Por isso, quando tive a oportunidade de ver e ouvir o Cante Alentejano pela primeira vez em Évora, em 2021, fiquei profundamente comovida, chegando às lágrimas. A experiência de poder ouvir essa bela e despretensiosa música ao vivo, com sua conexão ancestral com a vida rural, é definitivamente um dos pontos altos do Festival Imaterial.
Tem trabalhado como consultora musical em alguns filmes, julgo que a última vez foi solicitada fora no “The Boy Who Harnessed the Wind” de Chiwetel Ejiofor. Gostaria que me falasse um pouco desse seu cargo, quais os seus objetivos e se traz um pouco do seu percurso acadêmico para esses efeitos?

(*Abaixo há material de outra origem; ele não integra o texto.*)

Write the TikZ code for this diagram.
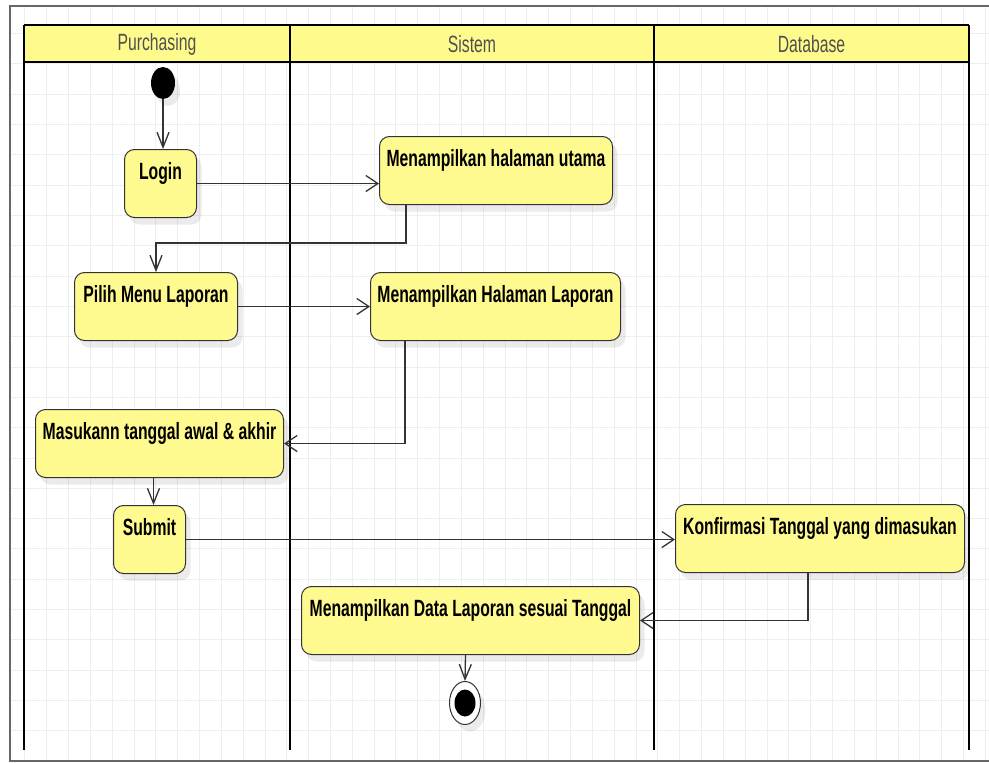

O meu trabalho enquanto consultora musical em filmes começou em 1989, quando forneci orientação para documentários da BBC TV, como "Under African Skies". Naquela época, as estações de televisão britânicas estavam interessadas e tinham recursos financeiros para produzir filmes sobre música não ocidental. Infelizmente, essa realidade já não se mantém.
Sempre trago a minha perspectiva e pesquisa acadêmica de longa data para qualquer filme em que me envolvo. Foi uma honra aconselhar Chiwetel Ejiofor sobre a música para o seu excelente filme "The Boy who Harnessed the Wind". Espero ter contribuído para trazer a autenticidade musical da época para a narrativa.
Também tive o privilégio de trabalhar com a premiada realizadora Celia Lowenstein em "Eyes Open: Youssou N'Dour in Dakar", que foi filmado há exatamente 30 anos para o Channel 4 do Reino Unido e exibido apenas uma vez - em Dakar, em fevereiro de 2023 - num cinema. Este filme será a última exibição no maravilhoso Festival Imaterial deste ano.